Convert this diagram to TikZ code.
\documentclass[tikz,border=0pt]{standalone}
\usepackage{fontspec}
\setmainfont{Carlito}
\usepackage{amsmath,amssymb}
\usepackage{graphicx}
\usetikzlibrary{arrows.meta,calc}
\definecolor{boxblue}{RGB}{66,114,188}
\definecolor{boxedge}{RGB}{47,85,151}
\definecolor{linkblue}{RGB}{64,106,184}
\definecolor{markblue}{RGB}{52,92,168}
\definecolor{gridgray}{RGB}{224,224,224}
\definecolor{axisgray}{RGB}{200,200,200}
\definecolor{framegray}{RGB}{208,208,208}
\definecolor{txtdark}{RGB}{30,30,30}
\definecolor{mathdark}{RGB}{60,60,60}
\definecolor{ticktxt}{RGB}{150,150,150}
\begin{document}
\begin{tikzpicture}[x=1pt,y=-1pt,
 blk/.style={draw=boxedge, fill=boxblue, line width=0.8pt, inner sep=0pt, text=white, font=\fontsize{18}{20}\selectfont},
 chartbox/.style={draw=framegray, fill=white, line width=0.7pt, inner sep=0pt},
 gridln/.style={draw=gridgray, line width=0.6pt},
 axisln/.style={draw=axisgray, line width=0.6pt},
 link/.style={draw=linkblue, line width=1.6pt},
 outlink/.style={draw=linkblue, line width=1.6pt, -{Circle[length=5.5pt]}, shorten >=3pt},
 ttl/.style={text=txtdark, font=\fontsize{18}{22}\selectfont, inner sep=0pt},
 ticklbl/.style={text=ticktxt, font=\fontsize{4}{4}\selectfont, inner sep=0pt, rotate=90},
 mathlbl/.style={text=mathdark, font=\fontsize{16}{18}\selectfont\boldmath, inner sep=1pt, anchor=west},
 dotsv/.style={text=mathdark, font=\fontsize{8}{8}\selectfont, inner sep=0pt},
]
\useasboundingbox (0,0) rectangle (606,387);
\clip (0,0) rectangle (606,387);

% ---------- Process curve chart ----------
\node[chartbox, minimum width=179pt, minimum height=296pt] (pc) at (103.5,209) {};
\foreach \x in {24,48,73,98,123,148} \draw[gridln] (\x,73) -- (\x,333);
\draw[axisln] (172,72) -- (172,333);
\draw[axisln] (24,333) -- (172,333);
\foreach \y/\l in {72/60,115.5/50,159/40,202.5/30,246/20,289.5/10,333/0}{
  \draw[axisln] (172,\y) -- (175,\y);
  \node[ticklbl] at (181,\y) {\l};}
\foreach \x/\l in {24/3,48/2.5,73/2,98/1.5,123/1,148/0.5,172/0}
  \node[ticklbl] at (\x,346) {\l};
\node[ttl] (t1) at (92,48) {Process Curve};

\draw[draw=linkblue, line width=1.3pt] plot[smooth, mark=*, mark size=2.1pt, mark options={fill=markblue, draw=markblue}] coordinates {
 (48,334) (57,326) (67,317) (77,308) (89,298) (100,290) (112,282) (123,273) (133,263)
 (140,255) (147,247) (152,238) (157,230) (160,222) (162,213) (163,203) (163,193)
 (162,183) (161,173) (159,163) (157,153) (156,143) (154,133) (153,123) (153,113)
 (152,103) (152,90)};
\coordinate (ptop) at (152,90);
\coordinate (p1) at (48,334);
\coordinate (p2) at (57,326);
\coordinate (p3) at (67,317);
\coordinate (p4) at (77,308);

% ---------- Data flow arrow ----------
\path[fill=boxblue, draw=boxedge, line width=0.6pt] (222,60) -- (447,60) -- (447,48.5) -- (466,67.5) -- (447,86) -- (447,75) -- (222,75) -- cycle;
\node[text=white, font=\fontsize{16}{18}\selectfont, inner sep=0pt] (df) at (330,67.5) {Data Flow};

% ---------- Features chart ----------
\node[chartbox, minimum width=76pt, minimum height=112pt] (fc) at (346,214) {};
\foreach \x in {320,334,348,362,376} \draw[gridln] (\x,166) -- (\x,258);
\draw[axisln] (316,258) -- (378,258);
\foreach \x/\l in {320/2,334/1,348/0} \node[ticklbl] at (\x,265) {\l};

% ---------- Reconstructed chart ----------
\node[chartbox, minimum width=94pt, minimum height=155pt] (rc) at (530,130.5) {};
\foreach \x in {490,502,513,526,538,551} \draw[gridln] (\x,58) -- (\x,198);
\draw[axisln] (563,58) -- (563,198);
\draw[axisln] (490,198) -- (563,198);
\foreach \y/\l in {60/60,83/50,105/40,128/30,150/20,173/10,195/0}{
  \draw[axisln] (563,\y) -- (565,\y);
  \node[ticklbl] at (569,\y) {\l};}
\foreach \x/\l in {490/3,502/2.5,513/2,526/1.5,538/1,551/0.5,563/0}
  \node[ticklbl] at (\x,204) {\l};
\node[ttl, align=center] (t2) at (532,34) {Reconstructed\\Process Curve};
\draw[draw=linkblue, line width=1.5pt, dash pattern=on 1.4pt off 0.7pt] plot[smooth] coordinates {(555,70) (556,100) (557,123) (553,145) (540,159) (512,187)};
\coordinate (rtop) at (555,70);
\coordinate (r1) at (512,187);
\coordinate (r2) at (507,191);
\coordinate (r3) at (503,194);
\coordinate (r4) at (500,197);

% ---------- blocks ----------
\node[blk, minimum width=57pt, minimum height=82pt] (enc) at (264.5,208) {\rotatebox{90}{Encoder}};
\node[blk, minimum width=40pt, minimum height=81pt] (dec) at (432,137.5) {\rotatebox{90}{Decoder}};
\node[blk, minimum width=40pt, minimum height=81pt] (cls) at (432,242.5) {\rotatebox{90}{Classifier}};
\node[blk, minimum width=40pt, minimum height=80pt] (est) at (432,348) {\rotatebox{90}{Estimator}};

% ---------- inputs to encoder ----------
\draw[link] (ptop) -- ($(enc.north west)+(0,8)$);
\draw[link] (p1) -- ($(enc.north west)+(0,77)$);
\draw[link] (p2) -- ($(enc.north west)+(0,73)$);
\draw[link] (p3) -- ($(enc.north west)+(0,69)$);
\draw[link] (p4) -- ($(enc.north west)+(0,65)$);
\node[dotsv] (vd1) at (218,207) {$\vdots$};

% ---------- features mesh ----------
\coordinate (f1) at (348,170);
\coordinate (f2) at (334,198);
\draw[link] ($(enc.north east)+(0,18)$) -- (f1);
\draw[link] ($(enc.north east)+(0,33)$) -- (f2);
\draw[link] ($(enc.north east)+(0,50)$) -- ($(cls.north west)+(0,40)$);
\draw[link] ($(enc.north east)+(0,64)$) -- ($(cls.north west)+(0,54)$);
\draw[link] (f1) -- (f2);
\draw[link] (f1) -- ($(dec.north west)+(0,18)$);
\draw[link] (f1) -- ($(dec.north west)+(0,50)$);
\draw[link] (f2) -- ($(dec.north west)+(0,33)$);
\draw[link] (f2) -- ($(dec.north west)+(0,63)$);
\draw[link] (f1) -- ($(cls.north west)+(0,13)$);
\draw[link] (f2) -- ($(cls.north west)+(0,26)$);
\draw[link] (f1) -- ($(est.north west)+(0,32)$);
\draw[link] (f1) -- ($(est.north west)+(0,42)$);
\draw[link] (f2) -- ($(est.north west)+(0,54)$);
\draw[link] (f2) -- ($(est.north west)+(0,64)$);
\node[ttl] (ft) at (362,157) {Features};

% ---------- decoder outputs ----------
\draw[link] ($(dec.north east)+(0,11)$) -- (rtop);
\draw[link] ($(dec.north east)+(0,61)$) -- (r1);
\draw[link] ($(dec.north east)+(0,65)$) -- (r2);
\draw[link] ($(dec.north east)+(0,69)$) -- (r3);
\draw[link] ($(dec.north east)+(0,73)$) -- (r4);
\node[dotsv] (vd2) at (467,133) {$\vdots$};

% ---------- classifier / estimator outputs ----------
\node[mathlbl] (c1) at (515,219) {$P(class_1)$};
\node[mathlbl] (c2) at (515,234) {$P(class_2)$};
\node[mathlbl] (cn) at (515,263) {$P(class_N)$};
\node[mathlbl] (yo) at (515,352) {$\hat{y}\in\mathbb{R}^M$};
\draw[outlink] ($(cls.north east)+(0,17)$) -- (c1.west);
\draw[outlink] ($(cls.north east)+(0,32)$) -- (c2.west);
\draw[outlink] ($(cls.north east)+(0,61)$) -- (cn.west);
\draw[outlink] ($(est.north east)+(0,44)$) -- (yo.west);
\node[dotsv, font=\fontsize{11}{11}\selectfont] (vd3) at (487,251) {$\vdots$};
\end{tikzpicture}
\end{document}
- - - - -
§ What the task asks: Write down again the exact lines running from the beginning of the data to the line containing "(t1) at (92,48)", with both ends included.

§ Result of this task:
Convert this diagram to TikZ code.
\documentclass[tikz,border=0pt]{standalone}
\usepackage{fontspec}
\setmainfont{Carlito}
\usepackage{amsmath,amssymb}
\usepackage{graphicx}
\usetikzlibrary{arrows.meta,calc}
\definecolor{boxblue}{RGB}{66,114,188}
\definecolor{boxedge}{RGB}{47,85,151}
\definecolor{linkblue}{RGB}{64,106,184}
\definecolor{markblue}{RGB}{52,92,168}
\definecolor{gridgray}{RGB}{224,224,224}
\definecolor{axisgray}{RGB}{200,200,200}
\definecolor{framegray}{RGB}{208,208,208}
\definecolor{txtdark}{RGB}{30,30,30}
\definecolor{mathdark}{RGB}{60,60,60}
\definecolor{ticktxt}{RGB}{150,150,150}
\begin{document}
\begin{tikzpicture}[x=1pt,y=-1pt,
 blk/.style={draw=boxedge, fill=boxblue, line width=0.8pt, inner sep=0pt, text=white, font=\fontsize{18}{20}\selectfont},
 chartbox/.style={draw=framegray, fill=white, line width=0.7pt, inner sep=0pt},
 gridln/.style={draw=gridgray, line width=0.6pt},
 axisln/.style={draw=axisgray, line width=0.6pt},
 link/.style={draw=linkblue, line width=1.6pt},
 outlink/.style={draw=linkblue, line width=1.6pt, -{Circle[length=5.5pt]}, shorten >=3pt},
 ttl/.style={text=txtdark, font=\fontsize{18}{22}\selectfont, inner sep=0pt},
 ticklbl/.style={text=ticktxt, font=\fontsize{4}{4}\selectfont, inner sep=0pt, rotate=90},
 mathlbl/.style={text=mathdark, font=\fontsize{16}{18}\selectfont\boldmath, inner sep=1pt, anchor=west},
 dotsv/.style={text=mathdark, font=\fontsize{8}{8}\selectfont, inner sep=0pt},
]
\useasboundingbox (0,0) rectangle (606,387);
\clip (0,0) rectangle (606,387);

% ---------- Process curve chart ----------
\node[chartbox, minimum width=179pt, minimum height=296pt] (pc) at (103.5,209) {};
\foreach \x in {24,48,73,98,123,148} \draw[gridln] (\x,73) -- (\x,333);
\draw[axisln] (172,72) -- (172,333);
\draw[axisln] (24,333) -- (172,333);
\foreach \y/\l in {72/60,115.5/50,159/40,202.5/30,246/20,289.5/10,333/0}{
  \draw[axisln] (172,\y) -- (175,\y);
  \node[ticklbl] at (181,\y) {\l};}
\foreach \x/\l in {24/3,48/2.5,73/2,98/1.5,123/1,148/0.5,172/0}
  \node[ticklbl] at (\x,346) {\l};
\node[ttl] (t1) at (92,48) {Process Curve};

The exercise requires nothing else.